È logico che un corpo pesante che si stacca dall'areostato che lo portava in alto, si trovi abbandonato al suo peso ; non è necessario che l’areostato gli dia una spinta per farlo cadere, poiché esso stesso precipita con violenza sempre maggiore, scientificamente proporzionata in ragione diretta del quadrato della distanza. I fatti provvidenziali della storia delle nazioni sono matematica- mente proporzionati come i fatti naturali ; noi potremmo calcolare esattamente, a base di matematica, per quali leggi una nazione decade di fronte ad un'altra, le deficienze e le forze dell'una e dell’altra sono esattamente bilanciate fino all'atomo , fino alla più piccola forza.
I Siri dunque trovarono un popolo senza forza, staccato da Dio, incapace di difendersi, e potettero con piccolo numero sopraffarlo. Sconfitto il popolo, fu malmenato anche il Re con castighi ignominiosi, dice il Sacro Testo, il che fa supporre che avessero fatto scempio del suo corpo, tanto da costringerlo a porsi a letto.
Alla sconfitta successe la rivoluzione, fenomeno comunissimo nelle nazioni dopo un disastro militare; Zabad e Jozabad ordirono una congiura per vendicare il sangue del Sommo Sacerdote Zaccaria, ed uccisero il Re, nel suo letto. Il Sacerdote morendo si era appellato alla giustizia di Dio, ed il Signore aveva risposto all'appello della sua creatura con un atto di rigorosa giustizia. Così un regno cominciato con i più lieti auspici, terminò tragicamente per il maledetto peccato.
Se la forza dei regni è il timore di Dio e l'osservanza della sua legge, molto più questo Io è per la Chiesa, la cui vita è più soprannaturale che terrena. Non basta perciò restaurare il decoro del culto nelle sacre cerimonie, se si vuole rielevare a Dio la vita cristiana, ma bisogna restaurare l’anima illuminandola con la verità, purificandola dalle sue miserie, infiammandola di amore per Dio.

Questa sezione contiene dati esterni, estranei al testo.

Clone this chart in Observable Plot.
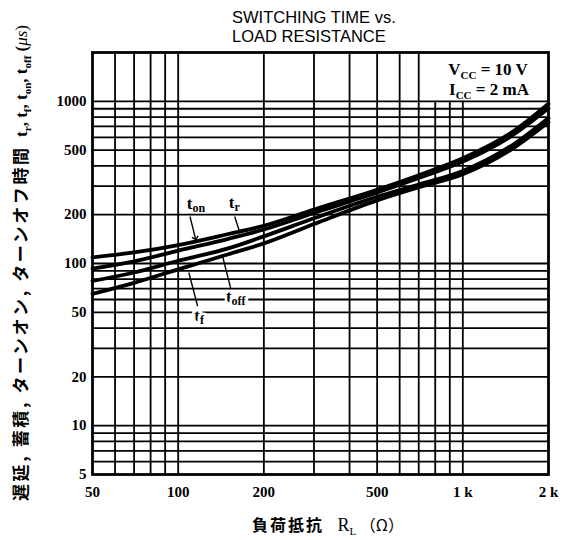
<!DOCTYPE html>
<html><head><meta charset="utf-8">
<script src="https://cdn.jsdelivr.net/npm/d3@7"></script>
<script src="https://cdn.jsdelivr.net/npm/@observablehq/plot@0.6"></script>
<style>body{margin:0;background:#fff} #chart svg{display:block;overflow:visible}</style>
</head><body><div id="chart"></div>
<script>
// ---- data ----
const R     = [50, 70, 100, 150, 200, 300, 500, 700, 1000, 1500, 2000];
const tOn   = [109, 117, 130, 152, 171, 215, 285, 350, 445, 650, 965];
const tR    = [ 93, 103, 120, 142, 162, 205, 274, 337, 425, 620, 905];
const tOff  = [ 78,  88, 104, 124, 147, 190, 258, 307, 372, 540, 790];
const tF    = [ 65,  76,  92, 114, 133, 175, 245, 295, 355, 512, 745];
const seriesNames = ["on", "r", "off", "f"];

const xTicks = [50, 100, 200, 500, 1000, 2000];
const xTickLabels = ["50", "100", "200", "500", "1 k", "2 k"];
const yTicks = [5, 10, 20, 50, 100, 200, 500, 1000];
const yTickLabels = ["5", "10", "20", "50", "100", "200", "500", "1000"];
const xGridFull = [60, 70, 80, 90, 100, 200, 300, 400, 500, 600, 700];
const xGridShort = [800, 900, 1000];
const yGrid = [6, 7, 8, 9, 10, 20, 30, 40, 50, 60, 70, 80, 90, 100, 200, 300, 400, 500, 600, 700, 800, 900, 1000];

// curve labels (positions in data units: R, t)
const labelSubs = ["on", "r", "off", "f"];
const labelR    = [116, 158, 160, 119];
const labelT    = [215, 218, 57.5, 43.9];
const labelHalo = [false, false, true, true];
const leadR1 = [110, 158, 153, 117];
const leadT1 = [195, 195, 70, 54.6];
const leadR2 = [115, 165, 143, 109];
const leadT2 = [143, 153, 112, 88];

const titleLines = ["SWITCHING TIME vs.", "LOAD RESISTANCE"];

// ---- build tables ----
const seriesVals = [tOn, tR, tOff, tF];
const rows = seriesVals.flatMap((vals, k) => R.map((r, i) => ({R: r, t: vals[i], name: seriesNames[k]})));
const leaders = leadR1.map((_, i) => ({x1: leadR1[i], y1: leadT1[i], x2: leadR2[i], y2: leadT2[i], arrow: i === 0}));

const serif = "'Liberation Serif', 'DejaVu Serif', serif";
const cjk = "'Noto Sans CJK JP', sans-serif";

const plot = Plot.plot({
  width: 575, height: 540,
  marginLeft: 92, marginRight: 27, marginTop: 52, marginBottom: 66,
  x: {type: "log", domain: [50, 2000], axis: null},
  y: {type: "log", domain: [5, 2000], axis: null},
  style: {background: "#fff", fontFamily: serif, color: "#000"},
  marks: [
    Plot.ruleX(xGridFull, {stroke: "#000", strokeWidth: 1.8}),
    Plot.ruleX(xGridShort, {x: d => d, y1: () => 5, y2: () => 1000, stroke: "#000", strokeWidth: 1.8}),
    Plot.ruleY(yGrid, {stroke: "#000", strokeWidth: 1.8}),
    Plot.line(rows, {x: "R", y: "t", z: "name", curve: "monotone-x", stroke: "#000", strokeWidth: 3.8}),
    Plot.link(leaders.filter(d => d.arrow), {x1: "x1", y1: "y1", x2: "x2", y2: "y2", stroke: "#000", strokeWidth: 1.4, markerEnd: "arrow"}),
    Plot.link(leaders.filter(d => !d.arrow), {x1: "x1", y1: "y1", x2: "x2", y2: "y2", stroke: "#000", strokeWidth: 1.4}),
    Plot.frame({stroke: "#000", strokeWidth: 2.8}),
    Plot.text(xTicks, {x: d => d, frameAnchor: "bottom", dy: 18, text: (d, i) => xTickLabels[i], fontSize: 15, fontWeight: "bold", lineAnchor: "middle"}),
    Plot.text(yTicks, {y: d => d, frameAnchor: "left", dx: -6, textAnchor: "end", text: (d, i) => yTickLabels[i], fontSize: 15, fontWeight: "bold", lineAnchor: "middle"})
  ]
});
document.getElementById("chart").appendChild(plot);

const sx = plot.scale("x"), sy = plot.scale("y");
const svg = d3.select(plot);

function rich(parent, parts, base) {
  const t = parent.append("text");
  for (const [k, v] of Object.entries(base)) t.attr(k, v);
  let shift = 0;
  for (const p of parts) {
    const ts = t.append("tspan").text(p.text);
    if (p.font) ts.attr("font-family", p.font);
    if (p.size) ts.attr("font-size", p.size);
    if (p.weight) ts.attr("font-weight", p.weight);
    if (p.style) ts.attr("font-style", p.style);
    if (p.ls != null) ts.attr("letter-spacing", p.ls);
    const want = p.sub ? (p.subDy || 4) : 0;
    if (want !== shift) { ts.attr("dy", want - shift); shift = want; }
  }
  return t;
}

// title
titleLines.forEach((s, i) => {
  svg.append("text").attr("x", 232).attr("y", 23 + i * 19).attr("text-anchor", "start")
    .attr("font-family", "'Liberation Sans', Arial, sans-serif").attr("font-size", 16.5)
    .attr("fill", "#000").text(s);
});

// conditions box text
rich(svg, [
  {text: "V"}, {text: "CC", sub: true, size: 11}, {text: " = 10 V"}
], {x: 488, y: 75, "text-anchor": "middle", "font-family": serif, "font-size": 17, "font-weight": "bold", fill: "#000"});
rich(svg, [
  {text: "I"}, {text: "CC", sub: true, size: 11}, {text: " = 2 mA"}
], {x: 489, y: 95, "text-anchor": "middle", "font-family": serif, "font-size": 17, "font-weight": "bold", fill: "#000"});

// curve labels
labelSubs.forEach((s, i) => {
  const base = {x: sx.apply(labelR[i]), y: sy.apply(labelT[i]), "text-anchor": "middle",
    "font-family": serif, "font-size": 17, "font-weight": "bold", fill: "#000"};
  if (labelHalo[i]) Object.assign(base, {stroke: "#fff", "stroke-width": 5, "paint-order": "stroke"});
  rich(svg, [{text: "t"}, {text: s, sub: true, size: 12, subDy: 3}], base);
});

// y-axis title (rotated)
rich(svg, [
  {text: "遅延, 蓄積, ターンオン, ターンオフ時間", font: cjk, size: 17, weight: "bold", ls: 2.6},
  {text: "  t"}, {text: "r", sub: true, size: 11},
  {text: ", t"}, {text: "f", sub: true, size: 11},
  {text: ", t"}, {text: "on", sub: true, size: 11},
  {text: ", t"}, {text: "off", sub: true, size: 11},
  {text: " ("}, {text: "μs", style: "italic", weight: "normal"}, {text: ")", weight: "normal"}
], {transform: "translate(27,263) rotate(-90)", "text-anchor": "middle", "font-family": serif,
    "font-size": 17, "font-weight": "bold", fill: "#000"});

// x-axis title
rich(svg, [
  {text: "負荷抵抗", font: cjk, size: 16, weight: "bold", ls: 2},
  {text: "   R", size: 18}, {text: "L", sub: true, size: 11},
  {text: " （Ω）", font: cjk, size: 16}
], {x: 328, y: 531, "text-anchor": "middle", "font-family": serif, "font-size": 17, fill: "#000"});
</script>
</body></html>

È lodevolissimo il restaurare in una città, per es., la Chiesa Cattedrale, e l'adornarla con magnificenza, ma è più necessario restaurare nella Cattedrale la grande preghiera pubblica, il coro dei Canonici e dei Cantori ; è necessario restaurare i luoghi di educazione, dove si formano i novelli Ministri del Signore, i luoghi di preghiera, dove le anime sono dedicate al Signore.
Joas si fermò troppo in un’ opera materiale, a differenza di Oiosafat che spedì per tutto il regno i missionari della Divina Legge. Le cure materiali gli tolsero il fervore, lo impegolarono troppo negli affari, lo materializzarono nel maneggio delle ricchezze raccolte; il successo dell'opera dei restauri lo inorgoglì, e bastò l'adulazione dei suoi principi per renderlo prima debole e poi connivente nelle loro scelleratezze.
Finché era vìssuto joiada aveva avuto una guida spirituale, un freno, un esempio, una spinta; dopo la morte del Sacerdote, s'era trovato come disorientato. Perciò chi sta a capo, tanto nei regni che nella Chiesa medesima, deve avere una guida spirituale che lo illumini e lo faccia camminare per la via della giustizia e della verità. È facilissimo disorientarsi dal bene senza una guida, poiché chi sta a capo vive in mezzo alle adulazioni e nel pericoloso fastidio di continue lodi. Non c'è forse un pericolo più grande per un'alta autorità ; essa ha molti mormoratori celati, molti avversari nascosti, ma esternamente non raccoglie che applausi. Sono questi che spesso rammolliscono la tempra più forte e la rendono incapace di combattere con energia il male. Oli onori imbecilliscono, e nella migliore ipotesi rendono fanciulli chi li riceve, e possono suscitare in noi, anche scientificamente parlando, uno di quei rami di pazzia che sono il patrimonio di tutti.
Ognuno ha infatti un ramo di pazzia vera e propria, un’ostinazione morbosa in un pensiero, in un'abitudine, in un apprezzamento ; ognuno ha dei momenti di furia inconsulta ed irragionevole, dei momenti di malinconia cupa ed opprimente ; ognuno ha delle aberrazioni, delle fantasie, delle stupide aspirazioni. Questi rami di pazzia si equilibrano con la mansuetudine e con l'umiltà, le due grandi virtù che rendono l'uomo perfettamente ragionevole. La mansuetudine reprime i disordini dell'irascibilità, l'umiltà impedisce
i traviamenti del pensiero e del giudizio proprio, facendo sottometter l’anima al giudizio degli altri. Quando si sta in alto è facilissimo contrarre l'abito dell’impetuosità o dell’irruenza, ed è quasi impossibile sottostare al giudizio altrui; allora senza una guida forte e spassionata è facile il concentrarsi in se stesso ed il traviare, anche senza accorgersene, fino ad accentuare quei tratti di squilibrio che fanno perdere il sereno senso della giustizia e della ragione.
Perciò non ci regoliamo mai da noi stessi, non abbiamo la presunzione di agire a nostro modo, poiché quando muore Joiada, quando manca cioè la nostra guida, vengono subito i falsi consiglieri a far deviare la nostra vita dal retto cammino. Si comincia con indulgere alle passioni, si rielevano gli altari degl'idoli, si cade nell’avvilimento, e si diventa vittima di satana.